Mi primer amigo escritor

I
El primer libro de Enrique Vila-Matas que leí fue ‘Nunca voy al cine’. En la contraportada decían que el autor, barcelonés, había vivido largas temporadas en Milán, París y Zembla. En esa época yo no había leído ‘Pálido fuego’ y supongo que fue el propio librero el que me informó de que Zembla era un reino ficticio, existente solo en la imaginación de Vladimir Nabokov. Que alguien pretendiera colarnos esa broma literaria en el exterior del libro fue lo que me indujo a comprarlo: ¿Qué otras provocaciones estarían esperándome en su interior?
En aquella época tenía la costumbre de anotar la fecha de compra de los libros. Ese lo compré en la librería Muriel de Zaragoza el 5 de abril de 1982. Por entonces me faltaba poco para terminar la carrera de Filología e instalarme en Barcelona y, desde luego, no podía ni imaginar que un par de años después publicaría mi primer libro y que Enrique, compañero de colección en la editorial Anagrama, sería mi primer amigo escritor.
Nos conocimos en el cóctel del Premio Herralde de Novela de 1985, que entonces se celebraba en el histórico Hotel Colón, frente a la catedral.

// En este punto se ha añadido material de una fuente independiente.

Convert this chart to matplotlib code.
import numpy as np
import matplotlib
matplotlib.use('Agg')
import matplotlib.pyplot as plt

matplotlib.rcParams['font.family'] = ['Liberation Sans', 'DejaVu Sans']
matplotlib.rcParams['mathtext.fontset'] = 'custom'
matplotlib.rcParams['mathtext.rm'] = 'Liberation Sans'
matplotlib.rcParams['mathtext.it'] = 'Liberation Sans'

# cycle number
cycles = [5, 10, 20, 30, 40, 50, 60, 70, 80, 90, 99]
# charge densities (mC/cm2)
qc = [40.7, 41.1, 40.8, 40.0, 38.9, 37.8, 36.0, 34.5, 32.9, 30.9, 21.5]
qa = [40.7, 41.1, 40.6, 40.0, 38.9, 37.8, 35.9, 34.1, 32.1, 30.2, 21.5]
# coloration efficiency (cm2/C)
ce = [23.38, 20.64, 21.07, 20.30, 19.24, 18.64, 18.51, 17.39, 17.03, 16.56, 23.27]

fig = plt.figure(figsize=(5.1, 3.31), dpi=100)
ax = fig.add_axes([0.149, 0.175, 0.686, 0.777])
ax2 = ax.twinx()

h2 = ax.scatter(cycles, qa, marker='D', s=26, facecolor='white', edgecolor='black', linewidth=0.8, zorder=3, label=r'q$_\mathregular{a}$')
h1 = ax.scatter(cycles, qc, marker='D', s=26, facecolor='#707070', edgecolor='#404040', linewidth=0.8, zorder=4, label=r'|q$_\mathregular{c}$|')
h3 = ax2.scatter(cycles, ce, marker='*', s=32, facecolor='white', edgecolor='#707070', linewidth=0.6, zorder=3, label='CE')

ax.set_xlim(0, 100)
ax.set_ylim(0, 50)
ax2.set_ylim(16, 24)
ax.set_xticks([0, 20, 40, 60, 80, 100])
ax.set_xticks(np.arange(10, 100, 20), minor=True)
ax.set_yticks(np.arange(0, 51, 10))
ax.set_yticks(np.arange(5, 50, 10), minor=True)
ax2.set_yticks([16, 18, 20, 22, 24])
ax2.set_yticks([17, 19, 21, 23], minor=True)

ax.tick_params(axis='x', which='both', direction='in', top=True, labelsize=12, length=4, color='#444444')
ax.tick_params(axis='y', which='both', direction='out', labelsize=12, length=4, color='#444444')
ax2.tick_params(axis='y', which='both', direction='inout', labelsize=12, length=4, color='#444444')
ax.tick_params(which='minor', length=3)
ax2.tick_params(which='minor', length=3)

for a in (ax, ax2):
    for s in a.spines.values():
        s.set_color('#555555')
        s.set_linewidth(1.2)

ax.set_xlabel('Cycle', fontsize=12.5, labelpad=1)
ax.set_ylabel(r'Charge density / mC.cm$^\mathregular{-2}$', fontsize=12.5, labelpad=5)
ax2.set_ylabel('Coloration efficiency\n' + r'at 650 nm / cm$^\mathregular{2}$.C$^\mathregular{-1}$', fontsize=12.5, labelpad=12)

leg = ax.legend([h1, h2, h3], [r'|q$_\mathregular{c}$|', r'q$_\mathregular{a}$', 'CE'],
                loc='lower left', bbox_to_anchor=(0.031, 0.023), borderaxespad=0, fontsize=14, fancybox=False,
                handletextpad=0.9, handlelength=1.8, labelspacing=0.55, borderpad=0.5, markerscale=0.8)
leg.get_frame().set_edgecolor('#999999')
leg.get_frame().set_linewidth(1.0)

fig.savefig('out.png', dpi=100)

El hecho de que desde este mismo año el hotel ya no se llame Colón sugiere (¡ay!) que aquel primer encuentro se produjo en una era geológica diferente.
En aquellos años ochenta, en realidad no tan lejanos, nuestros trayectos literarios nos llevaban de barra de bar en barra de bar: al Astoria, al Séptimo Arte, a la Sala Bikini, al Giardinetto… Aquel Enrique era anticonvencional, afrancesado, irónico, elegante, original, descreído, brillante, algo excéntrico, enemigo de toda solemnidad… y lo era cada vez más a medida que avanzaba la noche: más anticonvencional, más afrancesado, más irónico, etcétera. Si alguna vez había adoptado la pose de dandi como un capricho o una estrategia, ese dandismo lo tenía ya tan interiorizado que era inseparable de su persona y de su literatura.
Pero por entonces Vila-Matas no hablaba de literatura dandy sino de literatura shandy. En su fundacional y casi diría programática ‘Historia abreviada de la literatura portátil’ inventó una sociedad secreta, la conspiración shandy, que recorría secretamente los márgenes de la historia y la cultura del siglo XX. A mí, que venía de tradiciones literarias muy alejadas, me tenía fascinado ese universo suyo, tan cosmopolita, tan vanguardista, tan extravagante, tan refinado, tan lúdico. Yo era todavía un escritor a medio hacer y Enrique era ya un escritor hecho, lo que en alguna medida explicaba que él hubiera acertado a construirse un personaje y yo no. Un personaje, por cierto, que parecía salido de sus propios libros, tan estrecha era la comunión que existía entre el autor y la obra.
Pasan los años, pasan los libros, y en los textos de solapa de sus últimas novelas encontramos otra vez al bromista y provocador Vila-Matas que decía haber pasado largas temporadas en el imaginario reino nabokoviano de Zembla. Por uno de esos textos supimos que pertenecía a la convulsa (sic) Orden de Caballeros del Finnegans, que se constituyó con el objetivo de rendir culto al ‘Ulises’ de Joyce. Por otro posterior nos enteramos de que ostenta el “rectorado desconocido” (nuevamente sic) de la Universidad Desconocida de Nueva York. Y por algunos textos más recientes hemos sabido de su incorporación a cierta Sociedad de Refractarios a la Imbecilidad General (más sic), institución tan secreta que ni él mismo conoce a los otros miembros… En su reciente y estupenda ‘Canon de cámara oscura’ inventa un territorio llamado Parte Ninguna. ¿Nos informará en alguna novela futura de las temporadas que ha pasado en tal lugar?
En fin, pasan los años, pasan los libros, pero el anticonvencional, afrancesado, irónico, etcétera, Enrique Vila-Matas, al que conocí hace cuatro décadas en un hotel que ya no se llama Colón, sigue, de un modo u otro, presente en todos sus libros posteriores, que parecen imaginados por algunos de esos shandys que poblaban las páginas de su ‘Historia abreviada’.